● **GIVEN REQUEST**: Identify each line containing the word "chart" and copy it.

┌─ SOURCE EXCERPT

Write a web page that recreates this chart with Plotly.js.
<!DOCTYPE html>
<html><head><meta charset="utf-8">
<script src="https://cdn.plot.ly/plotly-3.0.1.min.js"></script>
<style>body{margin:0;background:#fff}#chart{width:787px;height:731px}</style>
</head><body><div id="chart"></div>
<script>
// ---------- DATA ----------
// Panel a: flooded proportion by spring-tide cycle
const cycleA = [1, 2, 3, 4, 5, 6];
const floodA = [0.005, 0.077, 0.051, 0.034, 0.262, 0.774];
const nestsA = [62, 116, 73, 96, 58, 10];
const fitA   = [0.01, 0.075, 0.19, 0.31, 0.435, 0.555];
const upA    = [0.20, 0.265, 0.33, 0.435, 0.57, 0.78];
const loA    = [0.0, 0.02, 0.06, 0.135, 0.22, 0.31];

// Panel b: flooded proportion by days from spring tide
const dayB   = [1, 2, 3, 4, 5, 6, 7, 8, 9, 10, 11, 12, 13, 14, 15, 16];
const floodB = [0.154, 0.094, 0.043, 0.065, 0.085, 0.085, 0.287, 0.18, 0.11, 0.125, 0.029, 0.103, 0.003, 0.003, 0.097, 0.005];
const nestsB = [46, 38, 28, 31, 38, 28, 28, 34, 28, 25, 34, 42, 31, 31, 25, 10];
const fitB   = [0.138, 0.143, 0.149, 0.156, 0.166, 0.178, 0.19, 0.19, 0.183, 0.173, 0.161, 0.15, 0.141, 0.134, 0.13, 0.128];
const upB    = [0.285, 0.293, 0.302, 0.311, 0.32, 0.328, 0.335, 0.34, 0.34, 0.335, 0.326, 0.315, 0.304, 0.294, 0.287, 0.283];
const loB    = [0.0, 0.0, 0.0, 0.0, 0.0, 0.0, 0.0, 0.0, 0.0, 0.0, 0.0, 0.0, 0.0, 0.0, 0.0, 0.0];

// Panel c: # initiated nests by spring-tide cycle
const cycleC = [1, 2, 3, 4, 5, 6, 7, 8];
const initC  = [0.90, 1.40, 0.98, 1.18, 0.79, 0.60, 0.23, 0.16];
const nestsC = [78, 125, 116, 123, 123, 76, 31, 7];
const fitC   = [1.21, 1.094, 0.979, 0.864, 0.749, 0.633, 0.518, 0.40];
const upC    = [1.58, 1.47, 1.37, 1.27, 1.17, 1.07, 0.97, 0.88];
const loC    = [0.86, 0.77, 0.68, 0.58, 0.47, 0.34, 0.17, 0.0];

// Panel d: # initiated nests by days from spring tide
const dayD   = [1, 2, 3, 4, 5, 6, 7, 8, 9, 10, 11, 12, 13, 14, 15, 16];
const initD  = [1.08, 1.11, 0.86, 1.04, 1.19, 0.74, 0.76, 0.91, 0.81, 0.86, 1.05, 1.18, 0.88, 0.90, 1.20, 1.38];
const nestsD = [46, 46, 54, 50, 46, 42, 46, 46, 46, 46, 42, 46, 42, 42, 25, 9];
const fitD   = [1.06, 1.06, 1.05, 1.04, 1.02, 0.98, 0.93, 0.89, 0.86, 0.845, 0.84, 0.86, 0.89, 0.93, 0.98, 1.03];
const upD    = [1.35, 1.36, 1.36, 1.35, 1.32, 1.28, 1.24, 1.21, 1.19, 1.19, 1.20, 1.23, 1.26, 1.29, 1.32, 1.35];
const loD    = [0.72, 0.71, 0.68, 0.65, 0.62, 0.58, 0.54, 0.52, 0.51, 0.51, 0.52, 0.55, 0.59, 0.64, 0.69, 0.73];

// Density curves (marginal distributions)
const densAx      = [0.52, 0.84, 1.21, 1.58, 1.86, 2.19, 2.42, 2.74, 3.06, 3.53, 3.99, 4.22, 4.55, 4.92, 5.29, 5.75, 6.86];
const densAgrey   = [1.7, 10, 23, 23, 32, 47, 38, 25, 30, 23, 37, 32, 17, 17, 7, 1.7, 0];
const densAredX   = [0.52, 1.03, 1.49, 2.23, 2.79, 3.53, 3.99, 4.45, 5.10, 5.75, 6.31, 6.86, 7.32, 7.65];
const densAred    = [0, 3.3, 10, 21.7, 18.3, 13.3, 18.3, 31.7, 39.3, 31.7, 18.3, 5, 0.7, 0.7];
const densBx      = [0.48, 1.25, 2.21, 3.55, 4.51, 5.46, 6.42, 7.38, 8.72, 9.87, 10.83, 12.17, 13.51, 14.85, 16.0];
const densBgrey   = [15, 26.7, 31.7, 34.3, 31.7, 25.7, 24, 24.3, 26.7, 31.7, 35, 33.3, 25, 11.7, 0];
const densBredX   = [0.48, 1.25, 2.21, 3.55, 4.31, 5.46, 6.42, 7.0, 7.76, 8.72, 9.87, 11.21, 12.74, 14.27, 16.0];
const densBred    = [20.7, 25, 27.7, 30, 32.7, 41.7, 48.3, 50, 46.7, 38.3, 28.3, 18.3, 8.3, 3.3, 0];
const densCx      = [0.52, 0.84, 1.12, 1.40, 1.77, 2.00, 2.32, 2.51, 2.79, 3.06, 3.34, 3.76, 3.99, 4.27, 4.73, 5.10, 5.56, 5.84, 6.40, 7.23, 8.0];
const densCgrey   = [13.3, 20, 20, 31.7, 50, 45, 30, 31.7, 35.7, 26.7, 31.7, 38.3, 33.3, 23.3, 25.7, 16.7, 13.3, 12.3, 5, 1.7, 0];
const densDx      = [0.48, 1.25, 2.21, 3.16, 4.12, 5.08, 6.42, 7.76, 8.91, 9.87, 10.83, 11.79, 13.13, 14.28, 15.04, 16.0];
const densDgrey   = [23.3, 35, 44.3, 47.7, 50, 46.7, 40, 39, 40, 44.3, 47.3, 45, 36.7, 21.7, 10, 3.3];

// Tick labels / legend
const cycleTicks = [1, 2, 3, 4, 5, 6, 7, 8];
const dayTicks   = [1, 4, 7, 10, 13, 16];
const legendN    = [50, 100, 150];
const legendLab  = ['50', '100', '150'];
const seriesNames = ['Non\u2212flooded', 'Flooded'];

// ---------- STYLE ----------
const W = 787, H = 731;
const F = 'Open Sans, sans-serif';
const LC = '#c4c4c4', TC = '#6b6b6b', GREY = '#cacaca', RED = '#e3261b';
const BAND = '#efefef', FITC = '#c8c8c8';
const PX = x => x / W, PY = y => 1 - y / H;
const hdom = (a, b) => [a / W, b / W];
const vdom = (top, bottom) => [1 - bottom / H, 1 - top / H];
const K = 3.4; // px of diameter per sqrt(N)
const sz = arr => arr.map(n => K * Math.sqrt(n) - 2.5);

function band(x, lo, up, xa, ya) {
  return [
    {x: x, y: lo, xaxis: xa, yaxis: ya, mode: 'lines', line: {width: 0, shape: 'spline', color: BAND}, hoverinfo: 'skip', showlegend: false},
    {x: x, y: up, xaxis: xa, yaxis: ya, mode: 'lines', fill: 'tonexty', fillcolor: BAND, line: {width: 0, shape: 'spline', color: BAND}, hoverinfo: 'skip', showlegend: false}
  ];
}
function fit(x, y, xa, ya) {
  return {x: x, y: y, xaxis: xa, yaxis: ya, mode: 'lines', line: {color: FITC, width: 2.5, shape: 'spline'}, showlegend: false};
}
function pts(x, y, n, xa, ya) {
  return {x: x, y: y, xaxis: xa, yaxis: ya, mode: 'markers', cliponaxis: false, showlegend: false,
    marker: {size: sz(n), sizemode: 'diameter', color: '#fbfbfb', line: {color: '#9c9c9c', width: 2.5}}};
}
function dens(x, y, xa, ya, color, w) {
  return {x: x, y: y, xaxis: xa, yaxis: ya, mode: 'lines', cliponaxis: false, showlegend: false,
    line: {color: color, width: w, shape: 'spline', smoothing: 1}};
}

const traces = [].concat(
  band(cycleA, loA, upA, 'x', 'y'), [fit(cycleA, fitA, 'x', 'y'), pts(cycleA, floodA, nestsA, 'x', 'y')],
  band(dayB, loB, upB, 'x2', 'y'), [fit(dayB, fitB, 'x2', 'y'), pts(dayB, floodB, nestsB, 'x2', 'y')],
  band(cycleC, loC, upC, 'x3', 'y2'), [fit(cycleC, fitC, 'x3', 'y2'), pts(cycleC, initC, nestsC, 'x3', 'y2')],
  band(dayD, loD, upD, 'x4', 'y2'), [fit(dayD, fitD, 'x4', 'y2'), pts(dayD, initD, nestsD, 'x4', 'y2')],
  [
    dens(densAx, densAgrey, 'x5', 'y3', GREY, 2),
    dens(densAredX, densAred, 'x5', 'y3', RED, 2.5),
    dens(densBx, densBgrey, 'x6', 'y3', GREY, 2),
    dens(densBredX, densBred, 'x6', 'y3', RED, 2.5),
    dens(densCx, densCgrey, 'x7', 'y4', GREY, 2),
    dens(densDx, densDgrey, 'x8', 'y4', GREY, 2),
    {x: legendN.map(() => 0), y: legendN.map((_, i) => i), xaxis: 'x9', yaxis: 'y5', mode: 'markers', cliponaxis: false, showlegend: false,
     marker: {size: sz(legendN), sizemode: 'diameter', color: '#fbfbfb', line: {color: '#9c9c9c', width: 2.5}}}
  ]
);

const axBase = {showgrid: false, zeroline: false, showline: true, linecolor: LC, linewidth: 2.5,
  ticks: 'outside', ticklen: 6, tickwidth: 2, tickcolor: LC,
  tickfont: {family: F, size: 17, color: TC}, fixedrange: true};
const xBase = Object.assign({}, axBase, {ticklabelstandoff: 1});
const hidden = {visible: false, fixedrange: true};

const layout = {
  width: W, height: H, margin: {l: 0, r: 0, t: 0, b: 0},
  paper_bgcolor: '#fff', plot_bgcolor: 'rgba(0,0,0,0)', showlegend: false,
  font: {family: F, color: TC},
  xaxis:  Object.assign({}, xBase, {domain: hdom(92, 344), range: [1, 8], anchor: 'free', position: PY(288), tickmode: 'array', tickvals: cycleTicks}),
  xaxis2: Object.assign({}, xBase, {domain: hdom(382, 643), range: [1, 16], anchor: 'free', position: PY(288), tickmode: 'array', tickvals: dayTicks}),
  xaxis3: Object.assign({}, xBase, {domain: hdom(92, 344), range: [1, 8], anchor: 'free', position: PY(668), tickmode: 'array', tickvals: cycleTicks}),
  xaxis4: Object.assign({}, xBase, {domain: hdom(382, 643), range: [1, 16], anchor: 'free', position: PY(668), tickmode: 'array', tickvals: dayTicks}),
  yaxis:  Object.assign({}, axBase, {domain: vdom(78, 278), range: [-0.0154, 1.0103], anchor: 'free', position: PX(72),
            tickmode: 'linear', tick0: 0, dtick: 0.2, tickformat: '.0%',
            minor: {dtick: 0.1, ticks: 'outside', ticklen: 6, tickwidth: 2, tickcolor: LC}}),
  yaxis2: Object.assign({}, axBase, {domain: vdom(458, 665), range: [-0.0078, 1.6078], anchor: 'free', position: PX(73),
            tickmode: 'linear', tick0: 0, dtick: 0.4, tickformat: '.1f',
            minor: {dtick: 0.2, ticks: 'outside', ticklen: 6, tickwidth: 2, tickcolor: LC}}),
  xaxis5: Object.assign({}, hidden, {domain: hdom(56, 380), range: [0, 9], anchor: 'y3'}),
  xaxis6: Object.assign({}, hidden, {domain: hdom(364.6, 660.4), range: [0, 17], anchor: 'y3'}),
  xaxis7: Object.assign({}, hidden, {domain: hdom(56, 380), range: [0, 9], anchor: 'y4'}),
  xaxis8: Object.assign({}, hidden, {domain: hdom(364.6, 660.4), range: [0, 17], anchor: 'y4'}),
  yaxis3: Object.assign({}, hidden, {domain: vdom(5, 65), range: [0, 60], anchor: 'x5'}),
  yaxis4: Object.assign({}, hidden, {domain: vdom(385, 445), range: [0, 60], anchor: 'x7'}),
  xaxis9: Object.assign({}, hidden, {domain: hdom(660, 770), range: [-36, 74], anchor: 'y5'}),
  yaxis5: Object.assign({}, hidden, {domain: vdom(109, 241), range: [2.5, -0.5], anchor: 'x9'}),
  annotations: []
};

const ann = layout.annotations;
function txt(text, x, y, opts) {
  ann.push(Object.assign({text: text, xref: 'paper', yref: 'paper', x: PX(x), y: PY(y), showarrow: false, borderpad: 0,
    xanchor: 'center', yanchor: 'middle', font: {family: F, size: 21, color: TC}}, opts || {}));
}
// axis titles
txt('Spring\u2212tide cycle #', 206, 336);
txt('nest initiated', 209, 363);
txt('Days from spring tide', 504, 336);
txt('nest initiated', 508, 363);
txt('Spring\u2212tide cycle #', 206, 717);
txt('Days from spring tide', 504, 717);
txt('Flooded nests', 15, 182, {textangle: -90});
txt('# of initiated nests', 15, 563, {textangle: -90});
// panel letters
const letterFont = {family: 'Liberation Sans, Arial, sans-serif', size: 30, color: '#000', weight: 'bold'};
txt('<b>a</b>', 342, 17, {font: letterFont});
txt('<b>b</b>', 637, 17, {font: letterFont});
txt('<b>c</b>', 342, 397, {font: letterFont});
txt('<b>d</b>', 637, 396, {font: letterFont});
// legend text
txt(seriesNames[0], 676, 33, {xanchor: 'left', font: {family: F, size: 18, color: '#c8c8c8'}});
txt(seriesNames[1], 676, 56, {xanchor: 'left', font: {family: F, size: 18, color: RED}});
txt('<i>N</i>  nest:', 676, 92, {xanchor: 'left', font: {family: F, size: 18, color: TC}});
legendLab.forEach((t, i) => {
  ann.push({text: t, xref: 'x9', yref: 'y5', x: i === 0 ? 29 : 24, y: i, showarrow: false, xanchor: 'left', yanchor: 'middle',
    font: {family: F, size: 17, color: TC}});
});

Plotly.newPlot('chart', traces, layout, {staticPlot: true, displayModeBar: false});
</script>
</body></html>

└─

● **TASK OUTPUT**:
Write a web page that recreates this chart with Plotly.js.
<style>body{margin:0;background:#fff}#chart{width:787px;height:731px}</style>
</head><body><div id="chart"></div>
Plotly.newPlot('chart', traces, layout, {staticPlot: true, displayModeBar: false});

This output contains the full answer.